The most far-reaching universal event in history took place on a single day in April around the year AD 33 when a twenty-nine-year-old rabbi out of Nazareth, whose Hebrew name was Joshua, was tried and crucified as a heretic. This universal event was first linked to Norway through the actions of Olaf Tryggvason, King of Norway (995-1000), who was a great-grandson of King Herald Fair Hair.
Olaf was brought up in Russia and later participated in numerous Viking raids along the Baltic and North Sea coasts and in the British Isles. During his last campaign, in England (994), he was converted to Christianity, and the following year he returned to Norway, where a rebellion had erupted against the pagan Earl Haakon. The victorious Olaf founded the city of Nidaros (now Trondheim) as his capital and set out to Christianize the country.
Only partly successful in Norway, his efforts contributed to the conversion of Iceland, Greenland and the Faeroe Islands to Christianity. Olaf`s force were defeated by a coalition consiting of Swey Forkbeard, King Olaf of Sweden, and the two sons of Earl Haakon in the naval Battle of Svold (1000), during which Olaf Tryggvason lost his life.

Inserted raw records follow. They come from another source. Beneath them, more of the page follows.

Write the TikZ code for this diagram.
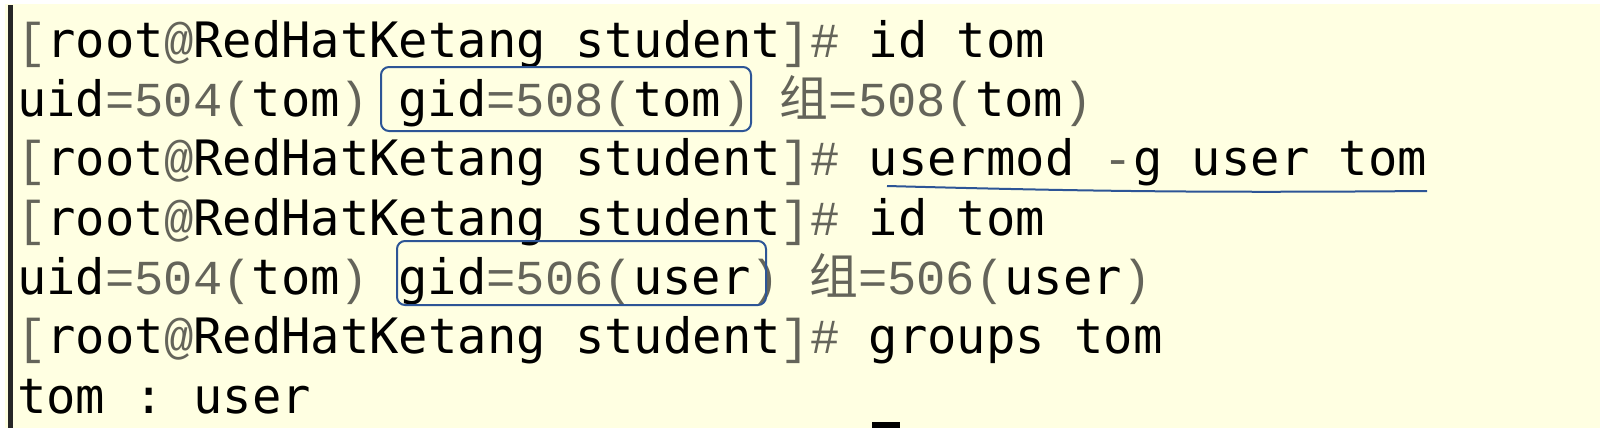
\documentclass[tikz,border=0pt]{standalone}
\usepackage{fontspec}
\setmonofont{DejaVu Sans Mono}
\newfontfamily\thinmono{Liberation Mono}
\newfontfamily\cjk{Noto Sans CJK SC}
\definecolor{termbg}{RGB}{255,255,226}
\definecolor{thin}{RGB}{100,100,90}
\definecolor{pen}{RGB}{45,85,150}
\newcommand{\lt}[1]{{\thinmono\color{thin}#1}}
\newcommand{\zu}{{\cjk\color{thin}组}}
\newcommand{\prompt}{\lt{[}root\lt{@}RedHatKetang student\lt{]\#} }

\begin{document}
\begin{tikzpicture}[x=1pt,y=-1pt,
	line/.style={anchor=base west,inner sep=0pt,font=\ttfamily\fontsize{48.8}{59}\selectfont},
	markbox/.style={draw=pen,line width=2pt,rounded corners=8pt}]
				\useasboundingbox(0,0)rectangle(1603,431);
				\fill[white](0,0)rectangle(1603,431);
				\fill[termbg](5,4)rectangle(1600,428);
				\fill[black!85](8,5)rectangle(13,428);
				\node[line](l1)at(17,57.3){\prompt id tom};
				\node[line](l2)at(17,116.6){uid\lt{=504(}tom\lt{)} gid\lt{=508(}tom\lt{)} \zu\lt{=508(}tom\lt{)}};
				\node[line](l3)at(17,175.9){\prompt usermod \lt{-}g user tom};
				\node[line](l4)at(17,235.2){\prompt id tom};
				\node[line](l5)at(17,294.5){uid\lt{=504(}tom\lt{)} gid\lt{=506(}user\lt{)} \zu\lt{=506(}user\lt{)}};
				\node[line](l6)at(17,353.8){\prompt groups tom};
				\node[line](l7)at(17,413.1){tom : user};
				\fill[black](872,422)rectangle(900,428);
				% marks
				\draw[markbox](381,67)rectangle(751,131);
				\draw[markbox](397,241)rectangle(766,305);
				\draw[pen,line width=2pt](887,186)to[bend right=1](1427,191);
			\end{tikzpicture}
\end{document}
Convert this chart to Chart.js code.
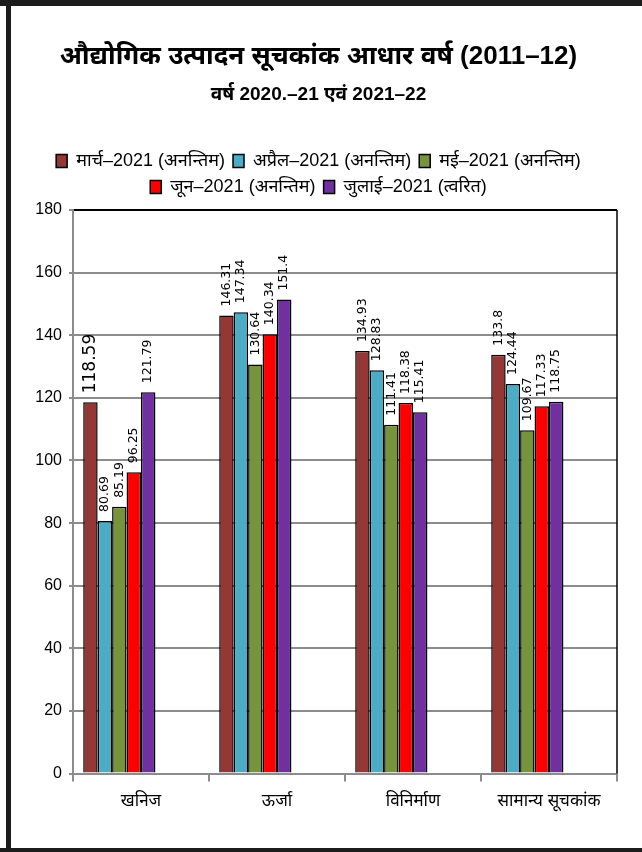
<!DOCTYPE html>
<html>
<head>
<meta charset="utf-8">
<script src="https://cdn.jsdelivr.net/npm/chart.js@4.4.0/dist/chart.umd.min.js"></script>
<style>
  html, body { margin: 0; padding: 0; background: #fff; }
  #wrap { position: relative; width: 642px; height: 852px; }
</style>
</head>
<body>
<div id="wrap"><canvas id="iip-chart"></canvas></div>
<script>
// categories and series
const categories = ['खनिज', 'ऊर्जा', 'विनिर्माण', 'सामान्य सूचकांक'];
const seriesNames = ['मार्च–2021 (अनन्तिम)', 'अप्रैल–2021 (अनन्तिम)', 'मई–2021 (अनन्तिम)', 'जून–2021 (अनन्तिम)', 'जुलाई–2021 (त्वरित)'];
const march = [118.59, 146.31, 134.93, 133.8];
const april = [80.69, 147.34, 128.83, 124.44];
const may = [85.19, 130.64, 111.41, 109.67];
const june = [96.25, 140.34, 118.38, 117.33];
const july = [121.79, 151.4, 115.41, 118.75];
const yTicks = [0, 20, 40, 60, 80, 100, 120, 140, 160, 180];

const colors = ['#953735', '#4bacc6', '#77933c', '#ff0000', '#7030a0'];
const FONT = "'Liberation Sans Narrow', 'Liberation Sans', 'Noto Sans', sans-serif";

const seriesValues = [march, april, may, june, july];
const datasets = seriesValues.map((vals, i) => ({
    label: seriesNames[i],
    data: vals,
    backgroundColor: colors[i],
    borderColor: '#000',
    borderWidth: 1.5,
    borderSkipped: 'bottom'
}));
// the original sheet keeps three empty slots after the five bars
for (let i = 0; i < 3; i++) {
    datasets.push({ label: '', data: categories.map(() => null), backgroundColor: 'rgba(0,0,0,0)' });
}

// white page with the dark frame of the scanned figure
const framePlugin = {
    id: 'frame',
    beforeInit(chart) {
        // a little more room under the legend
        const fit = chart.legend.fit;
        chart.legend.fit = function () {
            fit.bind(chart.legend)();
            this.height += 4;
        };
    },
    beforeDraw(chart) {
        const ctx = chart.ctx;
        ctx.save();
        ctx.fillStyle = '#fff';
        ctx.fillRect(0, 0, chart.width, chart.height);
        ctx.fillStyle = '#1c1c1c';
        ctx.fillRect(0, 0, chart.width, 6);
        ctx.fillRect(6, 0, 5, chart.height);
        ctx.fillRect(0, chart.height - 4, chart.width, 4);
        ctx.restore();
    },
    afterDraw(chart) {
        const a = chart.chartArea;
        const ctx = chart.ctx;
        ctx.save();
        ctx.strokeStyle = '#000';
        ctx.lineWidth = 1.5;
        ctx.beginPath();
        ctx.moveTo(a.right, a.top);
        ctx.lineTo(a.right, a.bottom);
        ctx.stroke();
        ctx.restore();
    }
};

// vertical value labels above each bar
const barLabels = {
    id: 'barLabels',
    afterDatasetsDraw(chart, args, opts) {
        const ctx = chart.ctx;
        chart.data.datasets.forEach((ds, di) => {
            const meta = chart.getDatasetMeta(di);
            if (meta.hidden) return;
            meta.data.forEach((bar, i) => {
                const v = ds.data[i];
                if (v === null || v === undefined) return;
                const big = opts.big && opts.big.dataset === di && opts.big.index === i;
                ctx.save();
                ctx.translate(bar.x, bar.y - opts.offset);
                ctx.rotate(-Math.PI / 2);
                ctx.font = (big ? opts.big.size : opts.size) + "px 'DejaVu Sans', sans-serif";
                ctx.fillStyle = '#000';
                ctx.textAlign = 'left';
                ctx.textBaseline = 'middle';
                ctx.fillText(String(v), 0, 0);
                ctx.restore();
            });
        });
    }
};

new Chart(document.getElementById('iip-chart'), {
    type: 'bar',
    data: { labels: categories, datasets: datasets },
    plugins: [framePlugin, barLabels],
    options: {
        responsive: true,
        maintainAspectRatio: false,
        animation: false,
        devicePixelRatio: 1,
        categoryPercentage: 0.85,
        barPercentage: 1,
        layout: { padding: { left: 20, right: 25, top: 0, bottom: 30 } },
        plugins: {
            title: {
                display: true,
                text: 'औद्योगिक उत्पादन सूचकांक आधार वर्ष (2011–12)',
                color: '#000',
                font: { family: FONT, size: 26, weight: 'bold' },
                padding: { top: 41, bottom: 4 }
            },
            subtitle: {
                display: true,
                text: 'वर्ष 2020.–21 एवं 2021–22',
                color: '#000',
                font: { family: FONT, size: 19, weight: 'bold' },
                padding: { top: 7, bottom: 38 }
            },
            legend: {
                position: 'top',
                labels: {
                    color: '#000',
                    font: { family: FONT, size: 18 },
                    boxWidth: 11,
                    boxHeight: 13,
                    padding: 8,
                    filter: item => item.text !== ''
                }
            },
            tooltip: { enabled: false },
            barLabels: { offset: 9, size: 12.5, big: { dataset: 0, index: 0, size: 17 } }
        },
        scales: {
            x: {
                grid: { display: true, drawOnChartArea: false, color: '#8c8c8c', lineWidth: 2, tickLength: 8, offset: true },
                border: { color: '#8c8c8c', width: 2 },
                ticks: { color: '#000', font: { family: FONT, size: 17 }, padding: 10 }
            },
            y: {
                min: 0,
                max: 180,
                afterBuildTicks(scale) { scale.ticks = yTicks.map(v => ({ value: v })); },
                afterFit(scale) { scale.width = 53; },
                grid: {
                    color: ctx => (ctx.tick && ctx.tick.value === 180 ? '#000' : '#8c8c8c'),
                    tickColor: '#8c8c8c',
                    lineWidth: 2,
                    tickLength: 4
                },
                border: { color: '#8c8c8c', width: 2 },
                ticks: { color: '#000', font: { family: FONT, size: 16 }, padding: 7 }
            }
        }
    }
});
</script>
</body>
</html>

Again another Viking, Olaf Haraldsson, also called St. Olaf (995-1030) was converted to Christianity in Rouen, Normandy, in service of the exiled King Ethelred II of England. He returned to Norway in 1015 and, as a descendant for King Herold Fair Hair, he quickly won recognition, displacing the ruling earls. He introduced a strong central administration, completed the conversion of the Norwegians begun by Olav I, and built churches throughout Norway. Many local chieftains, alienated by Olaf`s domineering way, sided with Knut II (Canute II), King of Denmark and England, when he invaded Norway in 1028; Olaf was compelled to take refuge with his brother in law, Grand Duke Yaroslav of Novgorod. Returning with a force to Norway in 1030, he was defeated by a peasant army and killed at the Battle of Stiklestad. Olaf was subsequently worshipped as Norway`s patron saint and was canonized in 1164.